(INSTRUCTION):
Every line from the one holding "Rebuild this diagram" through the one holding "minimum width=91pt] (vulnapp)" should be returned exactly, both included; the pictures should not.

* * * * * * *

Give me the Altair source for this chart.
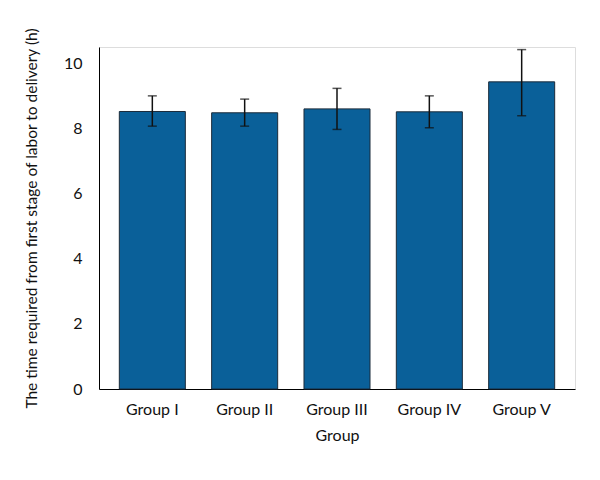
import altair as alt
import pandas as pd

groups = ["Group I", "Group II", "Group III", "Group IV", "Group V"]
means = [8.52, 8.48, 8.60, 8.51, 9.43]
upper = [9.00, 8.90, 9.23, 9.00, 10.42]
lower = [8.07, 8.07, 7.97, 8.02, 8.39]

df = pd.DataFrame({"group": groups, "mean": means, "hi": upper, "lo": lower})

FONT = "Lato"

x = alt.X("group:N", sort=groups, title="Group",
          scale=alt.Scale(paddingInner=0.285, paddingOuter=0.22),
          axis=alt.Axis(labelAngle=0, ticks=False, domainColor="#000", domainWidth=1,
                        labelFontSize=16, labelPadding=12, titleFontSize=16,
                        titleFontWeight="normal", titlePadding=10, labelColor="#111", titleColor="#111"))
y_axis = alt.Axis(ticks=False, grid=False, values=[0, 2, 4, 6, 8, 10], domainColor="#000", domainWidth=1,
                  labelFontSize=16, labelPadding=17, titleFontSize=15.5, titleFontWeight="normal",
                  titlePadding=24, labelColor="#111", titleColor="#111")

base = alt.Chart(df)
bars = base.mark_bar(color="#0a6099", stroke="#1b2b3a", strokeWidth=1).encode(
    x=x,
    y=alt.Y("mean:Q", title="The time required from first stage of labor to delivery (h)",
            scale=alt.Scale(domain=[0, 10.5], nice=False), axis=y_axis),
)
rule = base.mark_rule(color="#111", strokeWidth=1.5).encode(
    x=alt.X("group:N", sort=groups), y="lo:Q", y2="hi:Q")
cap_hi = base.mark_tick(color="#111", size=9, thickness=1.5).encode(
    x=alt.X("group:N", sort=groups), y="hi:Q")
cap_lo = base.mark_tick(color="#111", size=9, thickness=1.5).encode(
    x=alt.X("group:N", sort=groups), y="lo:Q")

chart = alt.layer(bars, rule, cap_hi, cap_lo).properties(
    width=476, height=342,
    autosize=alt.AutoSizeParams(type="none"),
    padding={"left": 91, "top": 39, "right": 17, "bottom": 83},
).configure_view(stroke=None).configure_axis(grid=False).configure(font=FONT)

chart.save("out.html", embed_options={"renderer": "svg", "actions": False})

* * * * * * *

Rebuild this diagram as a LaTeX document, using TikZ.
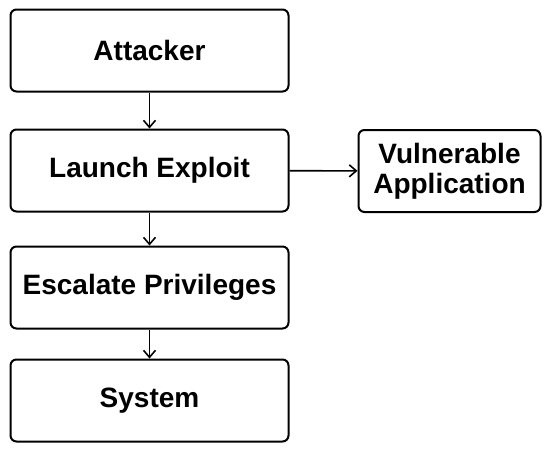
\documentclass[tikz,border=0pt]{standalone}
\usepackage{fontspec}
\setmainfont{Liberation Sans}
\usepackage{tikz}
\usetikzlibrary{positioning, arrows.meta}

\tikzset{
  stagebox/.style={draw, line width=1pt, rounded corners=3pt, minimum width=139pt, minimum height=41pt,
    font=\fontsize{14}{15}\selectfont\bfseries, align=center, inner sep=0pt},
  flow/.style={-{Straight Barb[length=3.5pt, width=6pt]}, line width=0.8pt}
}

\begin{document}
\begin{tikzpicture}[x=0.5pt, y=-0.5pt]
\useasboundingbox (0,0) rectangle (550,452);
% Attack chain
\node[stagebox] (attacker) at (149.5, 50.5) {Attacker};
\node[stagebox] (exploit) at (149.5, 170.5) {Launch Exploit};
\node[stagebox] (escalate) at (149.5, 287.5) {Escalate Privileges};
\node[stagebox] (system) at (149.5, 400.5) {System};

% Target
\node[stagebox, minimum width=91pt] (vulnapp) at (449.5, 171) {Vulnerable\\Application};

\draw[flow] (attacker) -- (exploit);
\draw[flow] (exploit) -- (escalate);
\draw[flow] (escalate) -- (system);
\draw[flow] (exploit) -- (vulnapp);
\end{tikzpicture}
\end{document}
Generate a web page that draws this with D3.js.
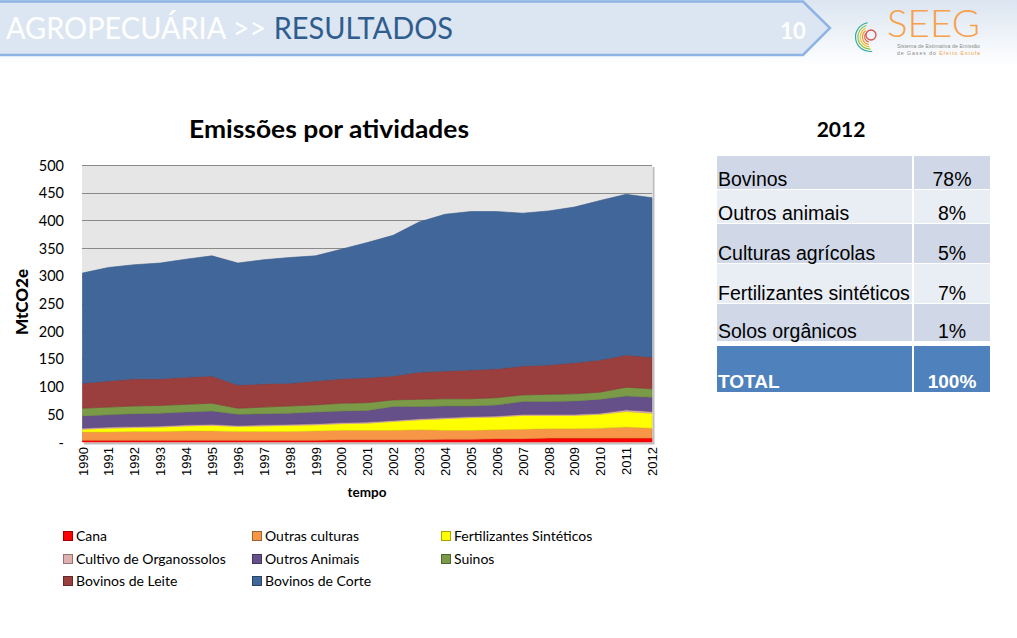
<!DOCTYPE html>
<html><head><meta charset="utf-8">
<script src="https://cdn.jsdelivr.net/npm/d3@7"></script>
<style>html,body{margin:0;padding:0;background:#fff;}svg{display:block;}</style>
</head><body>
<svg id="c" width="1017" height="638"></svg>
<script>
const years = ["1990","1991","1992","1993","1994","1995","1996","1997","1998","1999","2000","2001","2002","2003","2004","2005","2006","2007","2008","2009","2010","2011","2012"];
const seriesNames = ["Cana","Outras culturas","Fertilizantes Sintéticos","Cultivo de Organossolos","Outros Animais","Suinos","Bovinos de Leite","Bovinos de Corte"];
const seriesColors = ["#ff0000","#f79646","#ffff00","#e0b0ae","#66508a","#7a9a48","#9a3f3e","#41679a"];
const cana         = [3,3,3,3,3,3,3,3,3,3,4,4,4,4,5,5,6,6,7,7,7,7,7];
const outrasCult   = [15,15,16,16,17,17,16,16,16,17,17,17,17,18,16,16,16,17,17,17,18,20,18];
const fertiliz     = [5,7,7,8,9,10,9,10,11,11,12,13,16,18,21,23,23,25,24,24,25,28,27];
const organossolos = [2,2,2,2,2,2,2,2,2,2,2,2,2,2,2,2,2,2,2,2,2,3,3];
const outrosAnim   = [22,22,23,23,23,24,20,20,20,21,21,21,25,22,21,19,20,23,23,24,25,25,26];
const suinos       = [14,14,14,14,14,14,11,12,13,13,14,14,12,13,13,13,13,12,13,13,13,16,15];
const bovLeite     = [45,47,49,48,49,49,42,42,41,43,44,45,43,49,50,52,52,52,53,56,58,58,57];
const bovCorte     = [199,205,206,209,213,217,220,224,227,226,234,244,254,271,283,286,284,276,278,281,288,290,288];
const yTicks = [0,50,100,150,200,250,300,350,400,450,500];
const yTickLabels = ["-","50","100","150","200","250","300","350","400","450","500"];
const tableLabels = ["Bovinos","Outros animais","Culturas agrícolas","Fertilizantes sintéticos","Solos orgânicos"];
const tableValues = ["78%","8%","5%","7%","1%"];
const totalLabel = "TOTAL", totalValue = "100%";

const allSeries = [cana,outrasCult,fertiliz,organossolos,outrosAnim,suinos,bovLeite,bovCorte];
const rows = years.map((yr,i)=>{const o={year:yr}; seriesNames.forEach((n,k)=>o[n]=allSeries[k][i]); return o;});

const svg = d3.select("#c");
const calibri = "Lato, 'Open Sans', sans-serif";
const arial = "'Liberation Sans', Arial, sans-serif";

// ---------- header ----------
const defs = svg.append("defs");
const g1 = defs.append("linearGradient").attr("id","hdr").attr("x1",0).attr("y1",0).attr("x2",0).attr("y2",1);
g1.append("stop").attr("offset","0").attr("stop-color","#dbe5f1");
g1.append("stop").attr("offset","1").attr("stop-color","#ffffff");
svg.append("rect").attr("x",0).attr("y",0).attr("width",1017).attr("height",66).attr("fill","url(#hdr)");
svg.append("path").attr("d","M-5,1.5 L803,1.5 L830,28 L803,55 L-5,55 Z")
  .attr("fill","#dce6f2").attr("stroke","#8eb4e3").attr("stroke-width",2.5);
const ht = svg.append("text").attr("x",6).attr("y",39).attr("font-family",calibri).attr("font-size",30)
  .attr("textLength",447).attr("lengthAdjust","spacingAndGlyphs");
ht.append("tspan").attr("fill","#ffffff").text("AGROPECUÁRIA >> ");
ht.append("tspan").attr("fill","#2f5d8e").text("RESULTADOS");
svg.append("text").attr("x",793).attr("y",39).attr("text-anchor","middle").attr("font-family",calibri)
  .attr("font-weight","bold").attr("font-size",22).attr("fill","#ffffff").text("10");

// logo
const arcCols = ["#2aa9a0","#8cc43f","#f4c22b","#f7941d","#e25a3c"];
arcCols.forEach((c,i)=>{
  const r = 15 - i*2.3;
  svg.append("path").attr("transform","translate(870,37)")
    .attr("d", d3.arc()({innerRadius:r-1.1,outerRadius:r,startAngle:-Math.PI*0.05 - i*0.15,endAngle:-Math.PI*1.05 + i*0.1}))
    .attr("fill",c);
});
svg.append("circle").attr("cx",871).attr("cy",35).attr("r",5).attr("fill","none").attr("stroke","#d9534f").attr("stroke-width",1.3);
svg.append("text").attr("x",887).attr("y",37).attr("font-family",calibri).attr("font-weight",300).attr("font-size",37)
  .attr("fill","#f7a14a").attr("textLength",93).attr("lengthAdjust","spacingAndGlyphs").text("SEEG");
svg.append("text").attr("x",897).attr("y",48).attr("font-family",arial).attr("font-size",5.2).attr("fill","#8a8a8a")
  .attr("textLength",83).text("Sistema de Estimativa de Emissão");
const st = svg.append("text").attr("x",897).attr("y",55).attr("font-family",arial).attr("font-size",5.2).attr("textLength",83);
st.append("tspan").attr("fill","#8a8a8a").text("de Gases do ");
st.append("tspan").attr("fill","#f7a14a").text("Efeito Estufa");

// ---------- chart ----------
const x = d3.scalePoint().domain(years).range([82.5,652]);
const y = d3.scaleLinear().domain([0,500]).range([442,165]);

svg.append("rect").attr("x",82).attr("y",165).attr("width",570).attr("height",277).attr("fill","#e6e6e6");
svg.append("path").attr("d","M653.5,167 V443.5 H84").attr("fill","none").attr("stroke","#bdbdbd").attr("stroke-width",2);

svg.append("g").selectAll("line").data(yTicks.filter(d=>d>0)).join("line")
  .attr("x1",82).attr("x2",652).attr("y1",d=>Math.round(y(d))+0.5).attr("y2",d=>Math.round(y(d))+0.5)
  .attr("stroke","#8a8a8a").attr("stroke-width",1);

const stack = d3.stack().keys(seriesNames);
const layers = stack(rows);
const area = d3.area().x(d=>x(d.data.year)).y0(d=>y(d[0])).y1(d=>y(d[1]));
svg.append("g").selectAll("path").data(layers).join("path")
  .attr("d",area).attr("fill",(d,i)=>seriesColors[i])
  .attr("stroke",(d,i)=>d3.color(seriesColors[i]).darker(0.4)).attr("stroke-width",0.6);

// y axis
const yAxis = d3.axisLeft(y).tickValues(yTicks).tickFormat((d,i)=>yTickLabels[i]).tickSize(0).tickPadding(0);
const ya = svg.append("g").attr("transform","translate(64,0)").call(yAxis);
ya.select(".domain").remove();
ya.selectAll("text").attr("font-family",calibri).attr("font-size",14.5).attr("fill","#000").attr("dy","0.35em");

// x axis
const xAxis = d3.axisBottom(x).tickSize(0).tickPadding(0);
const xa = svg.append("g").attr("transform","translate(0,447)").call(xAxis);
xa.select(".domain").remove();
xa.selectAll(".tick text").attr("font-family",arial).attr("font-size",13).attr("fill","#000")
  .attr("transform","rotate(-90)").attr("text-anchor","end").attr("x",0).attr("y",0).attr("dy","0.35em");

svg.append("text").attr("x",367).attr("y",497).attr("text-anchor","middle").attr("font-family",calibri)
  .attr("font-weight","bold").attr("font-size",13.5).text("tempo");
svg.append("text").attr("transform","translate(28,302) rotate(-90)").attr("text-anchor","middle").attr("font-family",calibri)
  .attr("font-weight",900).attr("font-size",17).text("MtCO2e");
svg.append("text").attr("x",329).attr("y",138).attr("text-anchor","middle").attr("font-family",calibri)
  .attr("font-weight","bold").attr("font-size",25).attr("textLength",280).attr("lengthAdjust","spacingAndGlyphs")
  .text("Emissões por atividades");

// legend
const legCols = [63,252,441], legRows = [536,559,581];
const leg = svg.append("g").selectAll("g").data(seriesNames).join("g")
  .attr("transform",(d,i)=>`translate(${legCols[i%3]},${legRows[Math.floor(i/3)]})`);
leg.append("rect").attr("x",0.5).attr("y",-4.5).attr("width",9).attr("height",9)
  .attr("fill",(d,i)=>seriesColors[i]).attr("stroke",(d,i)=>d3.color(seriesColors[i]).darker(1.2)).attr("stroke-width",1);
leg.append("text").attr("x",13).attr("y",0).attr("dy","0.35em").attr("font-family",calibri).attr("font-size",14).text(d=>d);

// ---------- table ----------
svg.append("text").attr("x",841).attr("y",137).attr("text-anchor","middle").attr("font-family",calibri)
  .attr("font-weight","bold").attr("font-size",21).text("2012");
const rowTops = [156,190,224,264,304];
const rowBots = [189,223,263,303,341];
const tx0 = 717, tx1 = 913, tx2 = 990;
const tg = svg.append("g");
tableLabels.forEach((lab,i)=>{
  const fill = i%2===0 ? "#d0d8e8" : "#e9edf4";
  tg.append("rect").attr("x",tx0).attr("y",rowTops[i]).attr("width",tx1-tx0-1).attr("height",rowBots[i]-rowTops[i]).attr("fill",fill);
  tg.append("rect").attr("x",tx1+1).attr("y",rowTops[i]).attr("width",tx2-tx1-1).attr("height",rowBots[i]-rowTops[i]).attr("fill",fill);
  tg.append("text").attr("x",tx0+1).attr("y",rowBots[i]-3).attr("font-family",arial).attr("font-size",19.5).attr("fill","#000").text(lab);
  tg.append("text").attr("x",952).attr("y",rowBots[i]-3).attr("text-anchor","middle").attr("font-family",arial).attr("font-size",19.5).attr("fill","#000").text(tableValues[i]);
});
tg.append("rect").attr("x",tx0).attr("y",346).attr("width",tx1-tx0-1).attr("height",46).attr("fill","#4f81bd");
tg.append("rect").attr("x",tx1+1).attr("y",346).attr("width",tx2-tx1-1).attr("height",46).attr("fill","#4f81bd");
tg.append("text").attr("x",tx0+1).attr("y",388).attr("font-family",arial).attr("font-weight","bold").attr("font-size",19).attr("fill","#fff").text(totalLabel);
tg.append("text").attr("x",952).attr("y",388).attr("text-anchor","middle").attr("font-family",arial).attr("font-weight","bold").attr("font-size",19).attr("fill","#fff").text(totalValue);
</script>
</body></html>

* * * * * * *

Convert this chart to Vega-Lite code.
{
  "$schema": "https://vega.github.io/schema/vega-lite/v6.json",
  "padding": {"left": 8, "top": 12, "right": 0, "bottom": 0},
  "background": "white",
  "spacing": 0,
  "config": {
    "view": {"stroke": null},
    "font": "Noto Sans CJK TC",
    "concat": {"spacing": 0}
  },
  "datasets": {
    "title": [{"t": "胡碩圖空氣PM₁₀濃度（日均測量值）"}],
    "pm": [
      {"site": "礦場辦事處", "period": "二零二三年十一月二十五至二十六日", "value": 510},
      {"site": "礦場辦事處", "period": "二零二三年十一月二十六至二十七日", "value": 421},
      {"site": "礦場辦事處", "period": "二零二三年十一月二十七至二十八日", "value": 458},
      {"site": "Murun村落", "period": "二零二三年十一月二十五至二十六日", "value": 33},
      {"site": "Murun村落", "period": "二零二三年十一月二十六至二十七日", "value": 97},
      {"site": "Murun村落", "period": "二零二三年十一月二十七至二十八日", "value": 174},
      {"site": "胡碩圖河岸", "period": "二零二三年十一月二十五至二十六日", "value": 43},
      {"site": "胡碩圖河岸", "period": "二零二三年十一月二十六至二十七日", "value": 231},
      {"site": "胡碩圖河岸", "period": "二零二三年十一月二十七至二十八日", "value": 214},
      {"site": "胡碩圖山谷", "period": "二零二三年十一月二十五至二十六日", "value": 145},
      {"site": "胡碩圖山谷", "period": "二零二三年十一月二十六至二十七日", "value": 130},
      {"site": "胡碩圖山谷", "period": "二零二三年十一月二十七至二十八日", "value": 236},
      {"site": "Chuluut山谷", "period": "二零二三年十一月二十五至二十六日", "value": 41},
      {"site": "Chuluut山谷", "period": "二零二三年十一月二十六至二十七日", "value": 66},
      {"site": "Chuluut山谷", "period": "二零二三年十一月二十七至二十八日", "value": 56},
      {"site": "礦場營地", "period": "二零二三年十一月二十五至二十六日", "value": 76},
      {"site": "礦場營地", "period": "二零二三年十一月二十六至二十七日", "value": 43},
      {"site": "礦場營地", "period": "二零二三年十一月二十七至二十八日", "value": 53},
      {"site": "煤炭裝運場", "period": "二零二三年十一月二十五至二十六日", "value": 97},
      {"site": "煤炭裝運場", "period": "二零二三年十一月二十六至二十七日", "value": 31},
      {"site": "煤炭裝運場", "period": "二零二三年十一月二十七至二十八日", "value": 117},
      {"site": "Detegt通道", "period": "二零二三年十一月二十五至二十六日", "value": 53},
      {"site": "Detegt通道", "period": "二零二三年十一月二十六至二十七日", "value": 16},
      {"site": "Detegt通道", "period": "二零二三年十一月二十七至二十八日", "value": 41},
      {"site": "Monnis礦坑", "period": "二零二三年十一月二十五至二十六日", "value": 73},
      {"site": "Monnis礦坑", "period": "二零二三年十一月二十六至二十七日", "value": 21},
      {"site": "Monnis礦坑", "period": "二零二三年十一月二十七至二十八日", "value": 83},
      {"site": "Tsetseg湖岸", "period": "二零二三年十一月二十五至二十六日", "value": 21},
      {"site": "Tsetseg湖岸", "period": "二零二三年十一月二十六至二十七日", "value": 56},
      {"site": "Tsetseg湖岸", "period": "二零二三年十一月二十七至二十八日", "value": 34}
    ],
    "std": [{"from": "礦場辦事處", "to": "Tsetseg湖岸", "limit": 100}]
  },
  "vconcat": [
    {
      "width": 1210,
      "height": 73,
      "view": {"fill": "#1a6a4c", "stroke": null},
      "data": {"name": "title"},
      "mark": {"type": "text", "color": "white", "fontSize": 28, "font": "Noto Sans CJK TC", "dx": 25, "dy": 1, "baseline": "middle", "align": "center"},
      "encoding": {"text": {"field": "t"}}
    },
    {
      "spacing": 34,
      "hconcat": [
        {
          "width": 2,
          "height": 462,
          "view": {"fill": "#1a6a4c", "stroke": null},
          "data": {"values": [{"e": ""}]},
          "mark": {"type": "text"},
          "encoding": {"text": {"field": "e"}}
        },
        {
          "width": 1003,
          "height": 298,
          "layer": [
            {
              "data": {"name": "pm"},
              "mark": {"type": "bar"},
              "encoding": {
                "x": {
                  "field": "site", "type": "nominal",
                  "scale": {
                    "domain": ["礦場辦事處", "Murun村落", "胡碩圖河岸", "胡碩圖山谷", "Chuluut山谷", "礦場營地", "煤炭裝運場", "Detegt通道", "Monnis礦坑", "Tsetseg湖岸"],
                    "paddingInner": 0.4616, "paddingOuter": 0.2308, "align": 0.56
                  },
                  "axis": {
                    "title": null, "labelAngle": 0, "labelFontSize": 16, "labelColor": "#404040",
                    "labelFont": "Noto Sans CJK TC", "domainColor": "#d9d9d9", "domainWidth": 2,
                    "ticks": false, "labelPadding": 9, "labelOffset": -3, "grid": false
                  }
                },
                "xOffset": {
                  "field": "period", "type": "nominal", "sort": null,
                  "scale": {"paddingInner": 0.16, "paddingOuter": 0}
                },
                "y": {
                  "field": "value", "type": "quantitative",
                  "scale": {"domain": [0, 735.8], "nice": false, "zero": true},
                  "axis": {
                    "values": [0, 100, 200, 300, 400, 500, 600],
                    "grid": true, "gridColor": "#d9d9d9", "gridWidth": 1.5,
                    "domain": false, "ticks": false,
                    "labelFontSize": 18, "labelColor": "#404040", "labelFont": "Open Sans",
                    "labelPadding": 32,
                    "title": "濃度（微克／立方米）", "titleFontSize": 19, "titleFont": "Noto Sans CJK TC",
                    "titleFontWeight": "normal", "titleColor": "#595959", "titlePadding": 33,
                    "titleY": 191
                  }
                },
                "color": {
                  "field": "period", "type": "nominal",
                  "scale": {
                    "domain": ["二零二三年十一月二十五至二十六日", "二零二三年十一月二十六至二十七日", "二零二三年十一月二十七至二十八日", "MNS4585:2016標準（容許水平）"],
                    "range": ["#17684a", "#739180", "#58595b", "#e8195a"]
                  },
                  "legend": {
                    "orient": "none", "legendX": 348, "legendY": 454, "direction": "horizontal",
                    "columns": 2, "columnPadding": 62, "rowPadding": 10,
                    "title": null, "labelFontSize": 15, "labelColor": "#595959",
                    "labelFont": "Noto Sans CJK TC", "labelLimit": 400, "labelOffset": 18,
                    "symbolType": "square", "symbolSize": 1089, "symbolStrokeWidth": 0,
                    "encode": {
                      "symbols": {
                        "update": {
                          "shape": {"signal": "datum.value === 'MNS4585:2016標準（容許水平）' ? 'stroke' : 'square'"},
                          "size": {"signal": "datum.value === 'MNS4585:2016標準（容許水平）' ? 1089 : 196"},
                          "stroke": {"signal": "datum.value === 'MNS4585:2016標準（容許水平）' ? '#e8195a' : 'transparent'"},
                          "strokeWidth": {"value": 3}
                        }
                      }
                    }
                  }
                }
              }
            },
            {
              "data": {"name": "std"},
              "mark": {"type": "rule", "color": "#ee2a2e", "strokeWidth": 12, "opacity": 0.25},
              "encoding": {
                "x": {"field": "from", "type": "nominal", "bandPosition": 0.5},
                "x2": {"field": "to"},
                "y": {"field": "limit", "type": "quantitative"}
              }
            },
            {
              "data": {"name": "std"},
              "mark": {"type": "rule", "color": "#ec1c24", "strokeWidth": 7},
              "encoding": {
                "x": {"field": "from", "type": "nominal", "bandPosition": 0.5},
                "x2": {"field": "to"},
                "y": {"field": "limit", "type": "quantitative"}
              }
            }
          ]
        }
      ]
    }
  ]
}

* * * * * * *

(ANSWER TO THIS PROBLEM):
Rebuild this diagram as a LaTeX document, using TikZ.
\documentclass[tikz,border=0pt]{standalone}
\usepackage{fontspec}
\setmainfont{Liberation Sans}
\usepackage{tikz}
\usetikzlibrary{positioning, arrows.meta}

\tikzset{
  stagebox/.style={draw, line width=1pt, rounded corners=3pt, minimum width=139pt, minimum height=41pt,
    font=\fontsize{14}{15}\selectfont\bfseries, align=center, inner sep=0pt},
  flow/.style={-{Straight Barb[length=3.5pt, width=6pt]}, line width=0.8pt}
}

\begin{document}
\begin{tikzpicture}[x=0.5pt, y=-0.5pt]
\useasboundingbox (0,0) rectangle (550,452);
% Attack chain
\node[stagebox] (attacker) at (149.5, 50.5) {Attacker};
\node[stagebox] (exploit) at (149.5, 170.5) {Launch Exploit};
\node[stagebox] (escalate) at (149.5, 287.5) {Escalate Privileges};
\node[stagebox] (system) at (149.5, 400.5) {System};

% Target
\node[stagebox, minimum width=91pt] (vulnapp) at (449.5, 171) {Vulnerable\\Application};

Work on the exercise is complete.